One question that I pose in the story is whether the United States’ involvement in Afghanistan is really a war of liberation or if it’s really an act of revenge for the actions of terrorists on September 11, 2001. I don’t pretend to have an answer to such a charged question and I don’t try to suggest an answer. I only present the idea that it might be such for at least some people.

Another thing I have heard presented as virtual dogma is that warfare is at some level the result of male sexuality. It’s hard to miss the idea that guns are no more than phallic symbols. However, I find myself wondering if it’s really limited to male sexuality. I think sexuality tends to drive us all a little crazy at some point in our lives, and that sometimes results in aggression, whether you’re male or female. Perhaps that’s not surprising. Who we mate with and why defines who our descendants will be. Whether you’re male or female, the ability to control that choice is important. Again, though, this is something of a charged issue. The person who deals with this in the story is a faery. She’s not bound by human rules. I don’t suggest that the choices she makes are human choices. However, if my story serves as a catalyst to make you consider human choices, I’ve done my job.

What happens when a group of outsiders is caught up in a conflict? This is one area that was weak in the story’s first draft, and I have to credit editor Jeff Lyman for helping me bolster this part of the story. The answer I suggest is that the people in the middle don’t care about one side or the other.

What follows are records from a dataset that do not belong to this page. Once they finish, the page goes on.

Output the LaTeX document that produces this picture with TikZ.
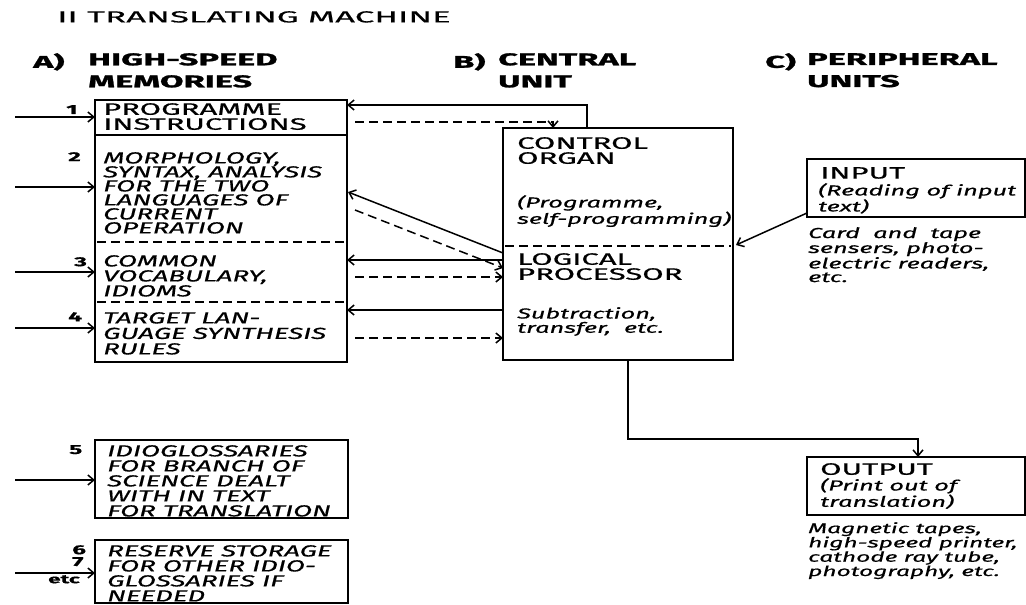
\documentclass[tikz,border=0pt]{standalone}
\usepackage{fontspec}
\usetikzlibrary{calc,arrows.meta}
\newfontfamily\titf{Fira Sans}[FakeStretch=2.18,FakeBold=0.3]
\newfontfamily\capf{Fira Sans}[FakeStretch=1.88,FakeBold=0.6]
\newfontfamily\icapf{Fira Sans}[FakeStretch=1.73,FakeBold=0.6]
\newfontfamily\lowf{Fira Sans}[FakeStretch=1.75,FakeBold=0.6]
\newfontfamily\headf{Fira Sans}[FakeStretch=2.02,BoldFeatures={FakeBold=1.4}]
\tikzset{
  box/.style={draw,line width=2pt,inner sep=0pt,outer sep=0pt,anchor=north west},
  conn/.style={line width=1.5pt,>={Straight Barb[length=6pt,width=10pt]}},
  dconn/.style={conn,dash pattern=on 9pt off 5pt},
  sep/.style={line width=1.4pt,dash pattern=on 9pt off 5pt},
  txt/.style={anchor=north west,inner sep=0pt,align=left,font=\capf\fontsize{16.5}{15}\selectfont},
  itxt/.style={txt,font=\icapf\itshape\fontsize{16}{15}\selectfont},
  ltxt/.style={txt,font=\lowf\itshape\fontsize{14.5}{13.6}\selectfont},
  head/.style={anchor=north west,inner sep=0pt,align=left,font=\headf\bfseries\fontsize{17}{22}\selectfont},
  num/.style={anchor=north west,inner sep=0pt,font=\capf\bfseries\fontsize{13}{13}\selectfont},
}
\begin{document}
\begin{tikzpicture}[x=1pt,y=-1pt]
\useasboundingbox (0,0) rectangle (1026,605);
% title and headers
\node[txt,font=\titf\fontsize{16}{16}\selectfont] (title) at (57,11) {II TRANSLATING MACHINE};
\node[head] (ha) at (33,53) {A)};
\node[head] (hat) at (88,53) {HIGH-SPEED\\MEMORIES};
\node[head] (hb) at (453,53) {B)};
\node[head] (hbt) at (498,53) {CENTRAL\\UNIT};
\node[head] (hc) at (765,53) {C)};
\node[head] (hct) at (807,53) {PERIPHERAL\\UNITS};
% boxes
\node[box,minimum width=252pt,minimum height=262pt] (mem) at (95,100) {};
\node[box,minimum width=253pt,minimum height=78pt] (st5) at (95,440) {};
\node[box,minimum width=253pt,minimum height=63pt] (st6) at (95,540) {};
\node[box,minimum width=230pt,minimum height=232pt] (cu) at (503,128) {};
\node[box,minimum width=218pt,minimum height=58pt] (inp) at (807,159) {};
\node[box,minimum width=218pt,minimum height=58pt] (outp) at (807,457) {};
% separators
\draw[line width=2pt] ($(mem.north west)+(0,35)$) -- ($(mem.north east)+(0,35)$);
\draw[sep] ($(mem.north west)+(2,142)$) -- ($(mem.north east)+(-2,142)$);
\draw[sep] ($(mem.north west)+(2,202)$) -- ($(mem.north east)+(-2,202)$);
\draw[sep] ($(cu.north west)+(2,118)$) -- ($(cu.north east)+(-2,118)$);
% memory texts
\node[txt] (t1) at (103,103) {PROGRAMME\\INSTRUCTIONS};
\node[itxt,font=\icapf\itshape\fontsize{16}{14}\selectfont] (t2) at (103,152) {MORPHOLOGY,\\SYNTAX, ANALYSIS\\FOR THE TWO\\LANGUAGES OF\\CURRENT\\OPERATION};
\node[itxt] (t3) at (103,255) {COMMON\\VOCABULARY,\\IDIOMS};
\node[itxt,font=\icapf\itshape\fontsize{16}{15.5}\selectfont] (t4) at (103,312) {TARGET LAN-\\GUAGE SYNTHESIS\\RULES};
\node[itxt] (t5) at (107,445) {IDIOGLOSSARIES\\FOR BRANCH OF\\SCIENCE DEALT\\WITH IN TEXT\\FOR TRANSLATION};
\node[itxt] (t6) at (107,545) {RESERVE STORAGE\\FOR OTHER IDIO-\\GLOSSARIES IF\\NEEDED};
% numbers
\node[num] (n1) at (66,105) {1};
\node[num] (n2) at (68,152) {2};
\node[num] (n3) at (74,257) {3};
\node[num] (n4) at (68,312) {4};
\node[num] (n5) at (69,445) {5};
\node[num] (n6) at (72,545) {6};
\node[num] (n7) at (72,557) {7};
\node[num,font=\capf\bfseries\fontsize{12}{12}\selectfont] (n8) at (48,575) {etc};
% central unit texts
\node[txt] (c1) at (517,137) {CONTROL\\ORGAN};
\node[ltxt,font=\lowf\itshape\fontsize{14.5}{12.5}\selectfont] (c2) at (517,195) {(Programme,\\self-programming)};
\node[txt] (c3) at (517,253) {LOGICAL\\PROCESSOR};
\node[ltxt,font=\lowf\itshape\fontsize{14.5}{13}\selectfont] (c4) at (517,307) {Subtraction,\\transfer, \ etc.};
% peripheral texts
\node[txt] (i1) at (820,167) {INPUT};
\node[ltxt,font=\lowf\itshape\fontsize{14.5}{16}\selectfont] (i1b) at (818,183) {(Reading of input\\text)};
\node[ltxt] (i2) at (808,227) {Card \ and \ tape\\sensers, photo-\\electric readers,\\etc.};
\node[txt] (o1) at (820,463) {OUTPUT};
\node[ltxt,font=\lowf\itshape\fontsize{14.5}{14.5}\selectfont] (o1b) at (820,478) {(Print out of\\translation)};
\node[ltxt,font=\lowf\itshape\fontsize{14}{14.3}\selectfont] (o2) at (808,522) {Magnetic tapes,\\high-speed printer,\\cathode ray tube,\\photography, etc.};
% incoming arrows on the left
\coordinate (a1) at (15,117);
\coordinate (a2) at (15,187);
\coordinate (a3) at (15,272);
\coordinate (a4) at (15,328);
\coordinate (a5) at (15,480);
\coordinate (a6) at (15,573);
\draw[conn,->] (a1) -- (a1 -| mem.west);
\draw[conn,->] (a2) -- (a2 -| mem.west);
\draw[conn,->] (a3) -- (a3 -| mem.west);
\draw[conn,->] (a4) -- (a4 -| mem.west);
\draw[conn,->] (a5) -- (a5 -| st5.west);
\draw[conn,->] (a6) -- (a6 -| st6.west);
% memory <-> central unit
\draw[conn,->] ($(cu.north west)+(84,0)$) |- ($(mem.north east)+(0,5)$);
\draw[dconn,->] ($(mem.north east)+(8,22)$) -| ($(cu.north west)+(50,0)$);
\draw[conn,->] ($(cu.north west)+(0,125)$) -- ($(mem.north east)+(1,92)$);
\draw[dconn,->] ($(mem.north east)+(8,110)$) -- ($(cu.north west)+(0,140)$);
\draw[conn,->] ($(cu.north west)+(0,132)$) -- ($(mem.north east)+(0,160)$);
\draw[dconn,->] ($(mem.north east)+(8,177)$) -- ($(cu.north west)+(0,149)$);
\draw[conn,->] ($(cu.north west)+(0,182)$) -- ($(mem.north east)+(0,210)$);
\draw[dconn,->] ($(mem.north east)+(8,238)$) -- ($(cu.north west)+(0,210)$);
% peripherals
\draw[conn,->] ($(inp.south west)+(0,-4)$) -- ($(cu.north east)+(3,117)$);
\coordinate (corner) at ($(cu.south west)+(125,79)$);
\draw[conn,->] ($(cu.south west)+(125,0)$) -- (corner) -| (outp.north -| 918,0);
\end{tikzpicture}
\end{document}
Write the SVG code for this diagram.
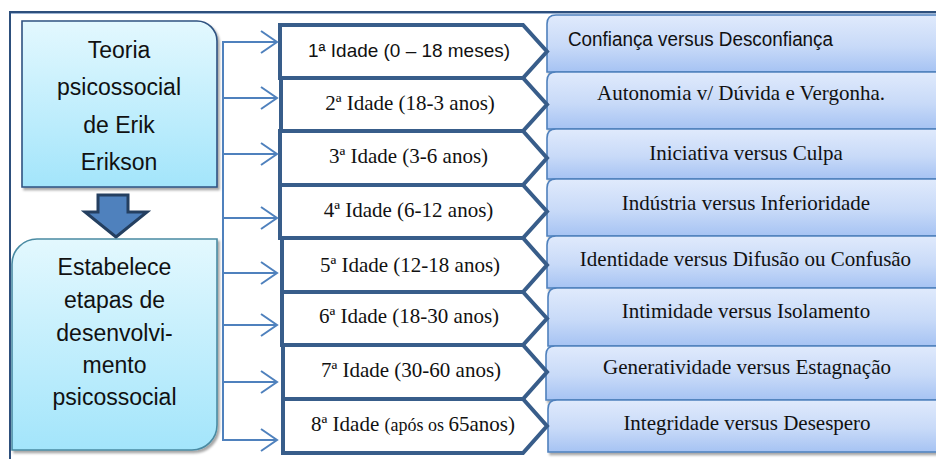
<svg xmlns="http://www.w3.org/2000/svg" width="936" height="459" viewBox="0 0 936 459">
  <style>
    .sans { font-family: "Liberation Sans", Arial, sans-serif; fill: #111; }
    .serif { font-family: "Liberation Serif", "Times New Roman", serif; fill: #111; font-size: 21px; }
    .big { font-size: 23px; text-anchor: middle; }
    .age { fill: #ffffff; stroke: #385d8a; stroke-width: 4; stroke-linejoin: miter; }
    .crisis { fill: url(#gBlue); stroke: #4f81bd; stroke-width: 1.6; }
    .conn { fill: none; stroke: #4f81bd; stroke-width: 2; }
    .mid { text-anchor: middle; }
  </style>
  <defs>
    <linearGradient id="gCyan" x1="0" y1="0" x2="0" y2="1">
      <stop offset="0" stop-color="#e3f8fe"/>
      <stop offset="1" stop-color="#a3e5fb"/>
    </linearGradient>
    <linearGradient id="gBlue" x1="0" y1="0" x2="0" y2="1">
      <stop offset="0" stop-color="#e0eafc"/>
      <stop offset="0.55" stop-color="#c8daf8"/>
      <stop offset="1" stop-color="#a6c3f3"/>
    </linearGradient>
    <filter id="shadow" x="-10%" y="-10%" width="120%" height="130%">
      <feDropShadow dx="2" dy="2.5" stdDeviation="1.2" flood-color="#000" flood-opacity="0.35"/>
    </filter>
  </defs>

  <!-- outer frame -->
  <g id="frame">
    <line x1="10" y1="12" x2="936" y2="12" stroke="#2d4f7c" stroke-width="2"/>
    <line x1="10" y1="13.5" x2="936" y2="13.5" stroke="#9db4d3" stroke-width="1"/>
    <line x1="10" y1="11" x2="10" y2="459" stroke="#2d4f7c" stroke-width="2"/>
  </g>

  <!-- right column: crises -->
  <g id="crisis-1">
    <path class="crisis" filter="url(#shadow)" d="M547,72 V24 Q547,15 556,15 H940 V72 Z"/>
    <text class="sans" x="568" y="46" font-size="20" textLength="265" lengthAdjust="spacingAndGlyphs">Confiança versus Desconfiança</text>
  </g>
  <g id="crisis-2">
    <path class="crisis" filter="url(#shadow)" d="M547,129 V81 Q547,72 556,72 H940 V129 Z"/>
    <text class="serif mid" x="741" y="100">Autonomia v/ Dúvida e Vergonha.</text>
  </g>
  <g id="crisis-3">
    <path class="crisis" filter="url(#shadow)" d="M547,179 V138 Q547,129 556,129 H940 V179 Z"/>
    <text class="serif mid" x="746" y="160">Iniciativa versus Culpa</text>
  </g>
  <g id="crisis-4">
    <path class="crisis" filter="url(#shadow)" d="M547,236 V188 Q547,179 556,179 H940 V236 Z"/>
    <text class="serif mid" x="746" y="210">Indústria versus Inferioridade</text>
  </g>
  <g id="crisis-5">
    <path class="crisis" filter="url(#shadow)" d="M547,288 V245 Q547,236 556,236 H940 V288 Z"/>
    <text class="serif mid" x="745.5" y="266">Identidade versus Difusão ou Confusão</text>
  </g>
  <g id="crisis-6">
    <path class="crisis" filter="url(#shadow)" d="M548,346 V297 Q548,288 557,288 H940 V346 Z"/>
    <text class="serif mid" x="746" y="318">Intimidade versus Isolamento</text>
  </g>
  <g id="crisis-7">
    <path class="crisis" filter="url(#shadow)" d="M546,400 V355 Q546,346 555,346 H940 V400 Z"/>
    <text class="serif mid" x="747" y="374">Generatividade versus Estagnação</text>
  </g>
  <g id="crisis-8">
    <path class="crisis" filter="url(#shadow)" d="M548,452 V409 Q548,400 557,400 H940 V452 Z"/>
    <text class="serif mid" x="747" y="430">Integridade versus Desespero</text>
  </g>

  <!-- middle column: ages (pentagon arrows) -->
  <g id="age-1">
    <path class="age" d="M280,25 H523 L547,51.5 L523,78 H280 Z"/>
    <text class="sans mid" x="409" y="57" font-size="19" textLength="202" lengthAdjust="spacingAndGlyphs">1ª Idade (0 – 18 meses)</text>
  </g>
  <g id="age-2">
    <path class="age" d="M281,78 H523 L547,104.5 L523,131 H281 Z"/>
    <text class="serif mid" x="410" y="110">2ª Idade (18-3 anos)</text>
  </g>
  <g id="age-3">
    <path class="age" d="M280,131 H523 L547,158 L523,185 H280 Z"/>
    <text class="serif mid" x="408.5" y="163">3ª Idade (3-6 anos)</text>
  </g>
  <g id="age-4">
    <path class="age" d="M280,185 H523 L547,211.5 L523,238 H280 Z"/>
    <text class="serif mid" x="408.5" y="217">4ª Idade (6-12 anos)</text>
  </g>
  <g id="age-5">
    <path class="age" d="M282,238 H523 L547,265 L523,292 H282 Z"/>
    <text class="serif mid" x="410" y="272">5ª Idade (12-18 anos)</text>
  </g>
  <g id="age-6">
    <path class="age" d="M282,292 H523 L547,318.5 L523,345 H282 Z"/>
    <text class="serif mid" x="409" y="323">6ª Idade (18-30 anos)</text>
  </g>
  <g id="age-7">
    <path class="age" d="M283,345 H523 L547,372 L523,399 H283 Z"/>
    <text class="serif mid" x="411" y="377">7ª Idade (30-60 anos)</text>
  </g>
  <g id="age-8">
    <path class="age" d="M283,399 H523 L547,426 L523,453 H283 Z"/>
    <text class="serif mid" x="413" y="431">8ª Idade <tspan font-size="18">(após os </tspan>65anos)</text>
  </g>

  <!-- left column -->
  <g id="theory">
    <path filter="url(#shadow)" d="M22,21 H197 A20,20 0 0 1 217,41 V187 H22 Z" fill="url(#gCyan)" stroke="#2f5281" stroke-width="1.6"/>
    <text class="sans big" x="119" y="58">Teoria</text>
    <text class="sans big" x="119" y="95">psicossocial</text>
    <text class="sans big" x="119" y="133">de Erik</text>
    <text class="sans big" x="119" y="170">Erikson</text>
  </g>

  <g id="down-arrow">
    <path d="M98,195 H128 V212 H147 L116,237 L85,212 H98 Z" fill="#4f81bd" stroke="#243f60" stroke-width="3" stroke-linejoin="miter"/>
  </g>

  <g id="stages">
    <path filter="url(#shadow)" d="M37,239 H217 V425 A25,25 0 0 1 192,450 H12 V264 A25,25 0 0 1 37,239 Z" fill="url(#gCyan)" stroke="#4a8ba3" stroke-width="1.6"/>
    <text class="sans big" x="114.5" y="275">Estabelece</text>
    <text class="sans big" x="114.5" y="308">etapas de</text>
    <text class="sans big" x="114.5" y="341">desenvolvi-</text>
    <text class="sans big" x="114.5" y="373">mento</text>
    <text class="sans big" x="114.5" y="405">psicossocial</text>
  </g>

  <!-- connectors from the left column to each age -->
  <g id="connectors" class="conn">
    <line x1="223" y1="41" x2="223" y2="441"/>
    <line x1="222" y1="42" x2="277" y2="42"/>
    <polyline points="261,31 277,42 261,53"/>
    <line x1="222" y1="98" x2="277" y2="98"/>
    <polyline points="261,87 277,98 261,109"/>
    <line x1="222" y1="154" x2="277" y2="154"/>
    <polyline points="261,143 277,154 261,165"/>
    <line x1="222" y1="218" x2="277" y2="218"/>
    <polyline points="261,207 277,218 261,229"/>
    <line x1="222" y1="273" x2="277" y2="273"/>
    <polyline points="261,262 277,273 261,284"/>
    <line x1="222" y1="325" x2="277" y2="325"/>
    <polyline points="261,314 277,325 261,336"/>
    <line x1="222" y1="382" x2="277" y2="382"/>
    <polyline points="261,371 277,382 261,393"/>
    <line x1="222" y1="440" x2="277" y2="440"/>
    <polyline points="261,429 277,440 261,451"/>
  </g>
</svg>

They only care that they were caught up in an unwanted conflict and want the fight to stop. Perhaps there’s no surprise that no one wants to be caught in the middle of a fight, but I do find it interesting that people are sometimes caught off guard when those people in the middle suddenly lash out at the attackers.

Now because this story is set during the present day and because it questions some of these fundamental issues, I will not be surprised if “Amazons and Predators” annoys or offends some people. By itself, that’s not a measure of the story’s success or failure for me. If the story entertained you enough to take the questions seriously and think about them, then I’ll have succeeded. If you come away saying “Summers is full of it”, then so be it. It’s not my objective to win you over to a point of view with this story. It’s merely to get you thinking about some things that we take for granted. After all, isn’t that one of the things fairy tales are for?

There’s a lot more than my story in Bad-Ass Faeries 3. There are great stories by L. Jagi Lamplighter, Patrick Thomas, Danielle Ackley-McPhail, Jeffrey Lyman and a host of others. I hope you’ll check out the anthology and feel free to drop me a note letting me know your thoughts on some of the issues raised by my story. To learn more about the anthology, go to:


4 comments on “Catalysts and Dogmas

  1. Faith Taylor says:

    Hi David. Your thoughts intrigued me, and put me face to face with a mirror pool. My husband is in Afghanistan with the VT National Guard. He is a civilian, but he works for them, and so he’s in the mix, on his second tour. Before I met him, I didn’t focus on the politics around things like this; I had a cynical attitude and avoided it because it hurt me and scattered blood in my waters. Even so, I naively assumed there was an answer, something I could get my teeth into if I should try.

    Over the last 3-4 years, since his first deployment to Iraq, I’ve discovered there is no pie, no enemy, nothing to bite into. Indeed, the whole thing has the quality of the faery realm; it swirls around before my eyes like fog, shapeshifting into this or that before my observation, defying understanding, justification, or reason. With my love in the midst of it—-who, by the way, has no answers either—-I am continually gazing into the void at pieces of myself, because that’s the only thing that makes sense. It’s a bit like writing a story. You start, and things come leaping out at you, things you didn’t know were in there before you wrote them. This war is like a huge collective shadow generator.

    So needless to say, I’m very curious about “Amazons and Predators,” to see where you went with this. Thanks so much for sharing your thoughts. Cheers -F

    • Hi Faith – Many thanks for sharing your thoughts. The war in Afghanistan raises a lot of complex questions. I only hope I did them some justice — and told a good story at the same time. If you get a chance to check it out, I’d be happy to hear what you think.

      • Faith Taylor says:

        Good story, David! You covered a lot of ground in that, slippery, sandy, muddy ground…I commend you. Doing it from the point of view of a woman and an ancient faery gave a thoughtful, heart-oriented perspective on the terrifyingly blurry line between good and evil that this war throws up in our faces. I also liked the dry, witty commentaries you scattered throughout, which made an uncomfortable thing more accessible.

        This tale engaged me because it was close to home. Like a lot of people, I watched the WTC towers come down as it happened, and I know someone who used to work in one of them. Like you, I don’t have answer for the question of liberation or revenge; I think it might be bigger than that. Everyone involved is looking at it through a custom prism. Mine got more complex when my husband went over there. He is in Bagram now (interestingly), he works in HQ, but he goes out on watch occasionally, sits in a tower all night and studies the desert. In addition to touching on the big issues around this, your story also brought up that image and made me wonder what really is out there. We aren’t isolated, you know, all these myths and fantasies come from somewhere….

        Anyway, nice work!

      • Thanks for reading the story, Faith, and I’m glad to hear you enjoyed it. I appreciate your husband’s service to our country and hope he stays safe. I think you’re absolutely right that the issue is far more complex than simply a question of liberation vrs. revenge and it’s an issue we all need to confront. We’re lucky to live in the United States because our elected leaders answer to us. However, that also carries responsibility. We need to get beyond slogans, look at the issues and evaluate our leaders and the issues on election day — and all the time, for that matter.

        Thanks again for taking time to read the story and send along your thoughts!